[Source code of charts]
● ● ● ● ●
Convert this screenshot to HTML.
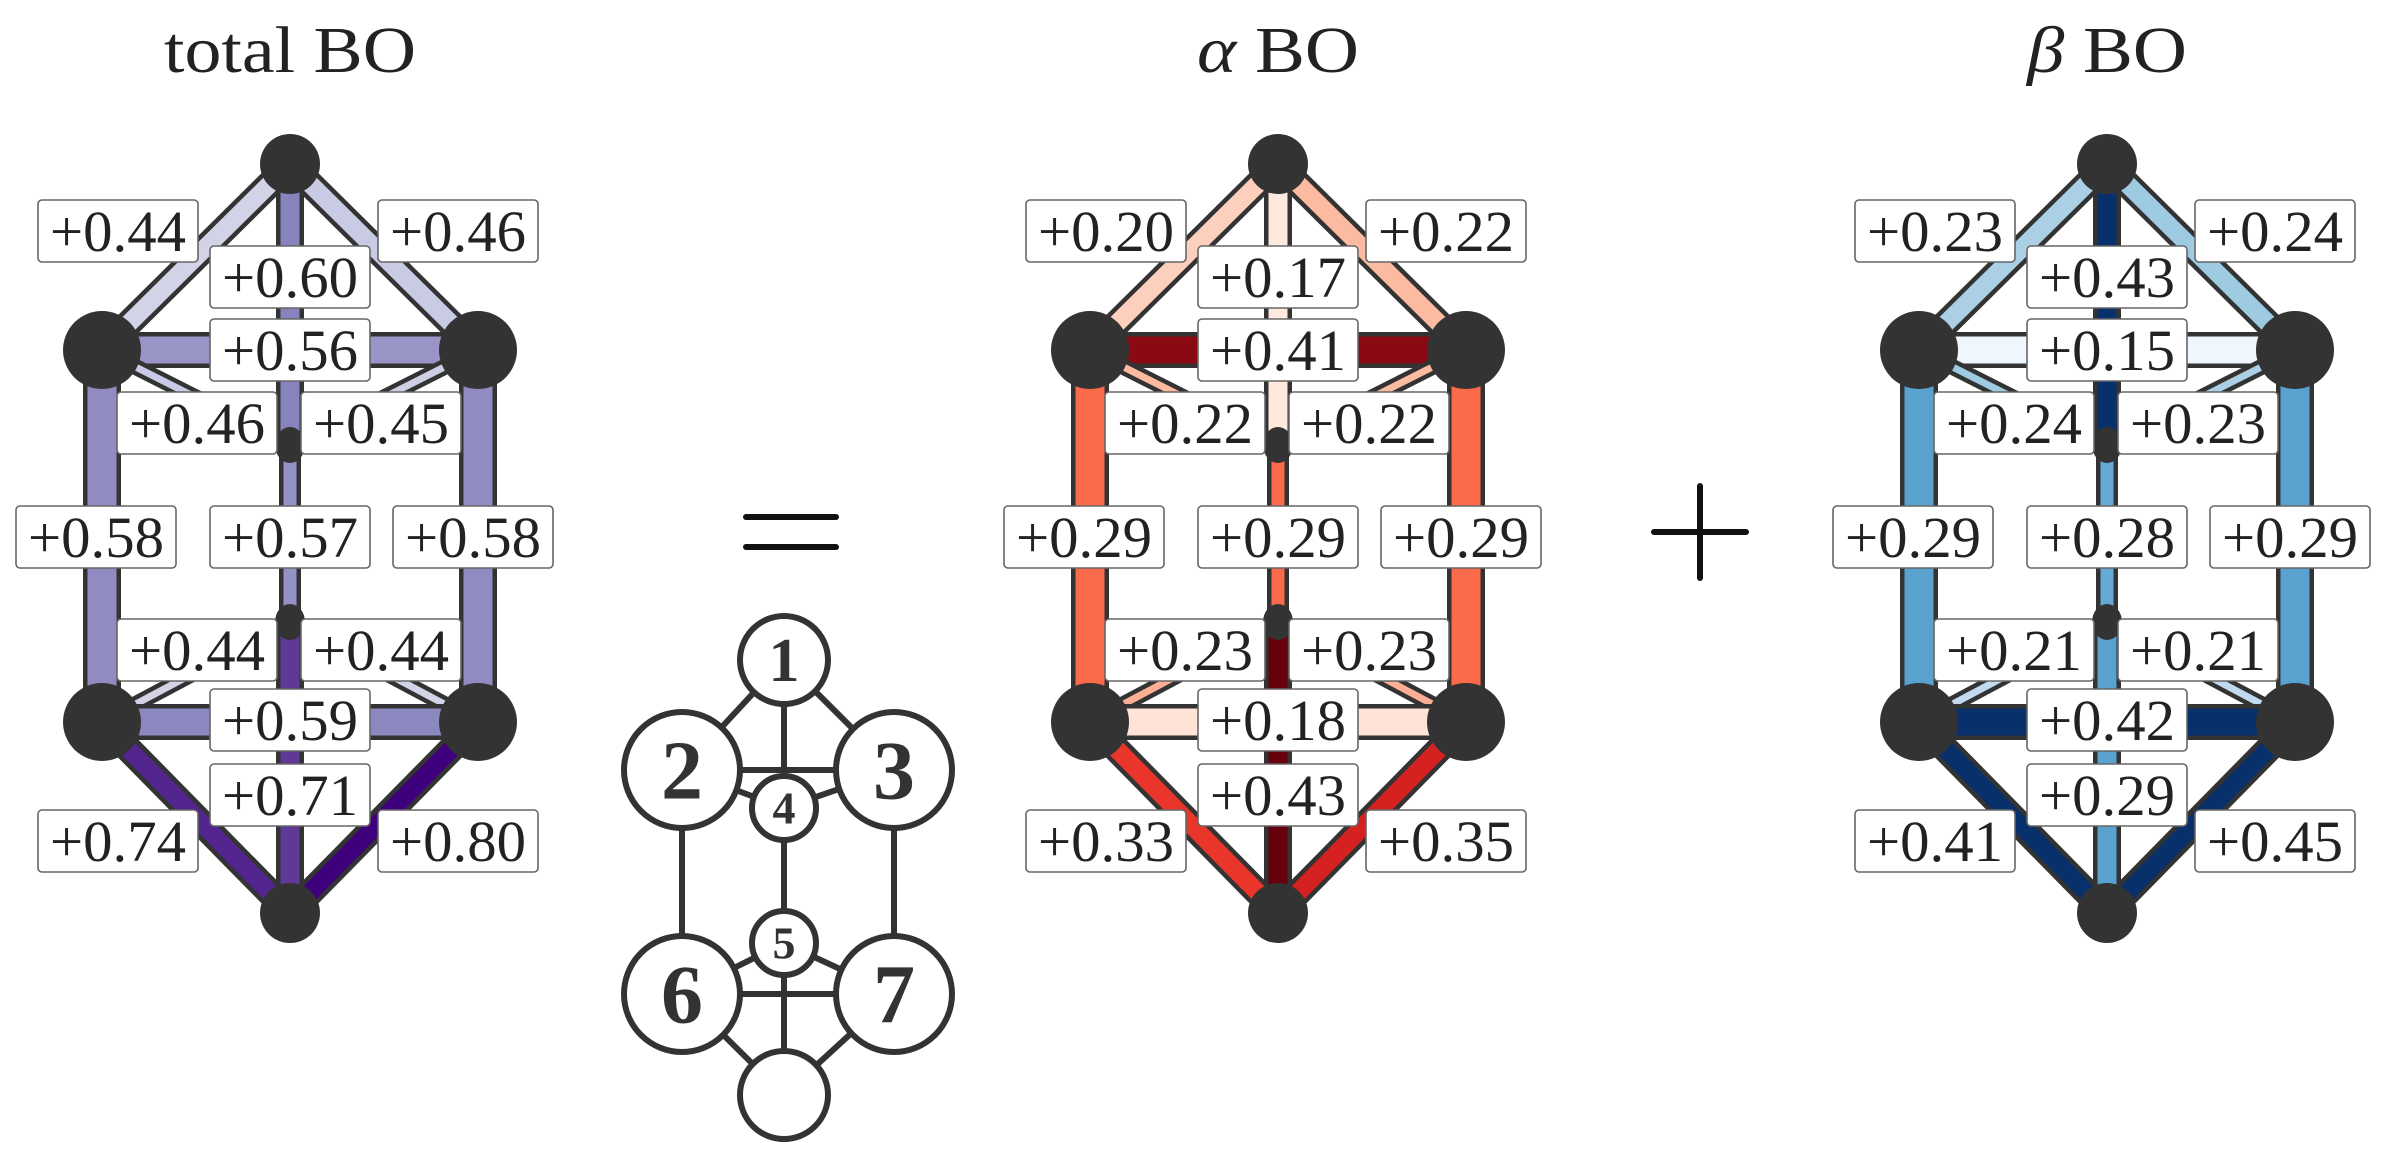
<!DOCTYPE html>
<html><head><meta charset="utf-8">
<style>
html,body{margin:0;padding:0;background:#fff;}
svg{display:block;}
text{font-family:"Liberation Serif","DejaVu Serif",serif;fill:#222;}
</style></head>
<body>
<svg id="fig" width="2397" height="1167" viewBox="0 0 2397 1167">
  <g id="panels"></g>
  <g id="schematic"></g>
  <g>
    <line x1="746" y1="517" x2="836" y2="517" stroke="#111" stroke-width="6" stroke-linecap="round"/>
    <line x1="746" y1="547" x2="836" y2="547" stroke="#111" stroke-width="6" stroke-linecap="round"/>
  </g>
  <g>
    <line x1="1654" y1="532" x2="1746" y2="532" stroke="#111" stroke-width="6" stroke-linecap="round"/>
    <line x1="1700" y1="486" x2="1700" y2="578" stroke="#111" stroke-width="6" stroke-linecap="round"/>
  </g>
</svg>
<script>
// ---- data ----
const edgeIds = ["1-2","1-3","1-4","2-3","2-4","3-4","2-6","4-5","3-7","6-5","7-5","6-7","5-8","6-8","7-8"];
const totalValues = [0.44,0.46,0.60,0.56,0.46,0.45,0.58,0.57,0.58,0.44,0.44,0.59,0.71,0.74,0.80];
const alphaValues = [0.20,0.22,0.17,0.41,0.22,0.22,0.29,0.29,0.29,0.23,0.23,0.18,0.43,0.33,0.35];
const betaValues  = [0.23,0.24,0.43,0.15,0.24,0.23,0.29,0.28,0.29,0.21,0.21,0.42,0.29,0.41,0.45];
const panelPrefixes = ["total","α","β"];

// ---- layout ----
const NS="http://www.w3.org/2000/svg";
const nodePos={1:[0,164],2:[-188,350],3:[188,350],4:[0,445],5:[0,622],6:[-188,722],7:[188,722],8:[0,913]};
const nodeR={1:[30,30],2:[39,39],3:[39,39],4:[15,18],5:[15,18],6:[39,39],7:[39,39],8:[30,30]};
const edgeW={"1-2":27,"1-3":27,"1-4":28,"2-3":36,"2-4":16,"3-4":16,"2-6":38,"4-5":22,"3-7":38,"6-5":16,"7-5":16,"6-7":36,"5-8":28,"6-8":27,"7-8":27};
const labelPos={"1-2":[-172,231],"1-3":[168,231],"1-4":[0,277],"2-3":[0,350],"2-4":[-93,423],"3-4":[91,423],"2-6":[-194,537],"4-5":[0,537],"3-7":[183,537],"6-5":[-93,650],"7-5":[91,650],"6-7":[0,720],"5-8":[0,795],"6-8":[-172,841],"7-8":[168,841]};
const panelCx=[290,1278,2107];
const titleLen=[252,162,160];
const cmaps=[
 {stops:["#fcfbfd","#efedf5","#dadaeb","#bcbddc","#9e9ac8","#807dba","#6a51a3","#54278f","#3f007d"],vmin:0.30,vmax:0.80},
 {stops:["#fff5f0","#fee0d2","#fcbba1","#fc9272","#fb6a4a","#ef3b2c","#cb181d","#a50f15","#67000d"],vmin:0.15,vmax:0.43},
 {stops:["#f7fbff","#deebf7","#c6dbef","#9ecae1","#6baed6","#4292c6","#2171b5","#08519c","#08306b"],vmin:0.14,vmax:0.41}
];
function hex(h){return [1,3,5].map(i=>parseInt(h.substr(i,2),16));}
function color(cm,v){
  let t=(v-cm.vmin)/(cm.vmax-cm.vmin);t=Math.max(0,Math.min(1,t));
  const n=cm.stops.length-1,f=t*n,i=Math.min(n-1,Math.floor(f)),u=f-i;
  const a=hex(cm.stops[i]),b=hex(cm.stops[i+1]);
  return "rgb("+a.map((x,k)=>Math.round(x+(b[k]-x)*u)).join(",")+")";
}
function mk(tag,attrs,parent){const e=document.createElementNS(NS,tag);for(const k in attrs)e.setAttribute(k,attrs[k]);parent.appendChild(e);return e;}

const panels=document.getElementById("panels");
const allValues=[totalValues,alphaValues,betaValues];
const panelNames=["total","alpha","beta"];
for(let p=0;p<3;p++){
  const cx=panelCx[p],vals=allValues[p],cm=cmaps[p];
  const g=mk("g",{},panels);
  
  
  const t=mk("text",{x:cx,y:72,"text-anchor":"middle","font-size":66,textLength:titleLen[p],lengthAdjust:"spacingAndGlyphs"},g);
  
  
  const s1=mk("tspan",{},t);
  s1.textContent=panelPrefixes[p];
  if(p>0) s1.setAttribute("font-style","italic");
  const s2=mk("tspan",{},t);
  s2.textContent=" BO";
  const eg=mk("g",{},g);
  edgeIds.forEach((id,i)=>{
    const [a,b]=id.split("-");
    const A=nodePos[a],B=nodePos[b],w=edgeW[id];
    const o=mk("line",{x1:cx+A[0],y1:A[1],x2:cx+B[0],y2:B[1],stroke:"#333","stroke-width":w},eg);
    
    
    const c=mk("line",{x1:cx+A[0],y1:A[1],x2:cx+B[0],y2:B[1],stroke:color(cm,vals[i]),"stroke-width":w-9},eg);
    
    
  });
  for(const n in nodePos){
    const e=mk("ellipse",{cx:cx+nodePos[n][0],cy:nodePos[n][1],rx:nodeR[n][0],ry:nodeR[n][1],fill:"#333"},g);
    
    
  }
  edgeIds.forEach((id,i)=>{
    const L=labelPos[id],x=cx+L[0],y=L[1];
    const lg=mk("g",{},g);
    
    
    mk("rect",{x:x-80,y:y-31,width:160,height:62,rx:4,fill:"#fff",stroke:"#666","stroke-width":1.6},lg);
    const tx=mk("text",{x:x,y:y+20,"text-anchor":"middle","font-size":58,textLength:136,lengthAdjust:"spacingAndGlyphs"},lg);
    tx.textContent="+"+vals[i].toFixed(2);
  });
}

// schematic
const sch=document.getElementById("schematic");
const sPos={1:[784,660],2:[682,770],3:[894,770],4:[784,808],5:[784,943],6:[682,994],7:[894,994],8:[784,1095]};
const sR={1:44,2:58,3:58,4:32,5:32,6:58,7:58,8:44};
const sFont={1:62,2:84,3:84,4:46,5:46,6:84,7:84,8:0};
edgeIds.forEach(id=>{
  const [a,b]=id.split("-");
  const l=mk("line",{x1:sPos[a][0],y1:sPos[a][1],x2:sPos[b][0],y2:sPos[b][1],stroke:"#333","stroke-width":6},sch);
  
  
});
for(const n in sPos){
  const c=mk("circle",{cx:sPos[n][0],cy:sPos[n][1],r:sR[n],fill:"#fff",stroke:"#333","stroke-width":6},sch);
  
  
  if(sFont[n]){
    const t=mk("text",{x:sPos[n][0],y:sPos[n][1]+sFont[n]*0.34,"text-anchor":"middle","font-size":sFont[n],"font-weight":"bold"},sch);
    t.setAttribute("style","fill:#333");
    t.textContent=n;
  }
}
</script>
</body></html>
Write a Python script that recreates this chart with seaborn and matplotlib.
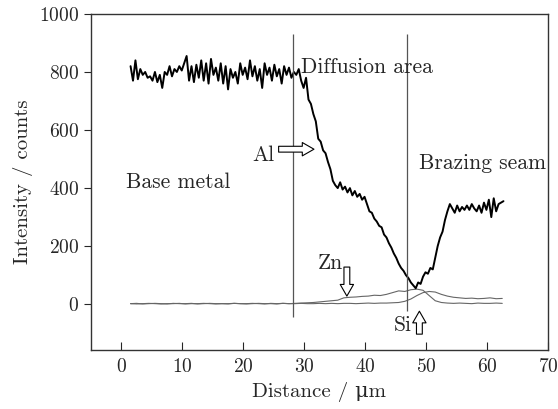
import numpy as np
import pandas as pd
import matplotlib
matplotlib.use("Agg")
import matplotlib.pyplot as plt
import seaborn as sns

# Al line scan, one reading every 0.4 um starting at 1.5 um
al_start, al_step = 1.5, 0.4
al_counts = [
    820, 770, 840, 775, 810, 790, 800, 780, 785, 770, 800, 765, 790, 745, 800, 790,
    820, 785, 810, 800, 820, 805, 830, 855, 770, 820, 765, 825, 780, 840, 770, 830,
    760, 845, 790, 815, 770, 830, 760, 820, 740, 810, 780, 800, 760, 830, 790, 815,
    775, 840, 785, 820, 770, 810, 745, 830, 790, 815, 770, 825, 785, 810, 760, 820,
    790, 815, 780, 800, 790,
    810, 770, 745, 780, 705, 690, 655, 630, 570, 560, 530, 520, 490, 465, 425, 410,
    400, 420, 395, 405, 385, 400, 375, 390, 370, 380, 360, 370, 345, 320, 315, 295,
    285, 270, 265, 240, 230, 210, 195, 175, 160, 140, 125, 115, 100, 90, 75, 65,
    55, 75, 70, 95, 110, 105, 125, 120, 160, 200, 230, 250, 290, 320, 345, 330,
    315, 340, 320, 335, 325, 340, 325, 345, 330, 320, 340, 315, 350, 325, 360, 300,
    365, 320, 345, 350, 355,
]

# Zn and Si line scans, one reading every 1 um starting at 1.5 um
el_start, el_step = 1.5, 1.0
zn_counts = [
    2, 3, 1, 2, 3, 2, 1, 3, 2, 2, 3, 1, 2, 3, 2, 2, 1, 3, 2, 2, 3, 2, 1, 3, 2, 3, 2, 3,
    4, 5, 6, 8, 10, 12, 14, 22, 24, 25, 27, 28, 31, 30, 34, 40, 46, 44, 50, 52, 48, 30,
    12, 6, 4, 3, 4, 3, 2, 4, 3, 3, 4, 3,
]
si_counts = [
    2, 1, 2, 3, 2, 1, 2, 2, 3, 1, 2, 2, 3, 2, 1, 2, 2, 3, 2, 1, 2, 3, 2, 2, 1, 3, 2, 2,
    3, 2, 2, 3, 2, 3, 2, 3, 3, 2, 3, 4, 3, 4, 4, 5, 6, 10, 18, 30, 40, 44, 42, 34,
    28, 24, 22, 20, 21, 19, 20, 22, 19, 20,
]

boundaries = [28.2, 46.8]

al = pd.DataFrame({"x": al_start + al_step * np.arange(len(al_counts)), "y": al_counts})
zn = pd.DataFrame({"x": el_start + el_step * np.arange(len(zn_counts)), "y": zn_counts})
si = pd.DataFrame({"x": el_start + el_step * np.arange(len(si_counts)), "y": si_counts})

sns.set_style("ticks")
plt.rcParams["font.family"] = ["cmr10", "DejaVu Serif"]
plt.rcParams["axes.unicode_minus"] = False
plt.rcParams["axes.formatter.use_mathtext"] = True
fs = 14
fs_txt = 15.5

fig = plt.figure(figsize=(5.58, 4.09), dpi=100)
ax = fig.add_axes([0.163, 0.144, 0.819, 0.822])

sns.lineplot(data=zn, x="x", y="y", color="#666666", lw=0.8, ax=ax)
sns.lineplot(data=si, x="x", y="y", color="#666666", lw=0.8, ax=ax)
sns.lineplot(data=al, x="x", y="y", color="black", lw=1.4, ax=ax)

ax.vlines(boundaries[0], -45, 930, color="#555555", lw=0.9)
ax.vlines(boundaries[1], -25, 930, color="#555555", lw=0.9)

ax.set_xlim(-5, 70)
ax.set_ylim(-158, 1000)
ax.set_xticks(range(0, 71, 10))
ax.set_yticks(range(0, 1001, 200))
ax.tick_params(axis="x", direction="in", length=6, labelsize=fs, pad=6)
ax.tick_params(axis="y", direction="out", length=5, labelsize=fs)
for s in ax.spines.values():
    s.set_visible(True)
    s.set_linewidth(1.0)
    s.set_color("#333333")

ax.set_xlabel("Distance / μm", fontsize=15)
ax.set_ylabel("Intensity / counts", fontsize=15)

ax.text(29.4, 815, "Diffusion area", fontsize=fs_txt, va="center", ha="left")
ax.text(0.8, 420, "Base metal", fontsize=fs_txt, va="center", ha="left")
ax.text(48.9, 486, "Brazing seam", fontsize=fs_txt, va="center", ha="left")
ax.text(21.4, 514, "Al", fontsize=fs_txt, va="center", ha="left")
ax.text(32.3, 141, "Zn", fontsize=fs_txt, va="center", ha="left")
ax.text(44.7, -72, "Si", fontsize=fs_txt, va="center", ha="left")

arrow = dict(arrowstyle="simple,head_length=0.7,head_width=0.8,tail_width=0.35",
             fc="white", ec="black", lw=0.8, mutation_scale=12, shrinkA=0, shrinkB=0)
ax.annotate("", xy=(31.6, 534), xytext=(25.8, 534), arrowprops=arrow)
ax.annotate("", xy=(37.0, 28), xytext=(37.0, 128), arrowprops=arrow)
ax.annotate("", xy=(48.9, -24), xytext=(48.9, -103), arrowprops=arrow)

fig.savefig("out.png", dpi=100)
plt.close()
● ● ● ● ●
Task to complete
Print exactly what appears from the line holding "Write a Python" down to the line holding "import seaborn as sns", both ends kept, leaving out the pictures.

Expected output
Write a Python script that recreates this chart with seaborn and matplotlib.
import numpy as np
import pandas as pd
import matplotlib
matplotlib.use("Agg")
import matplotlib.pyplot as plt
import seaborn as sns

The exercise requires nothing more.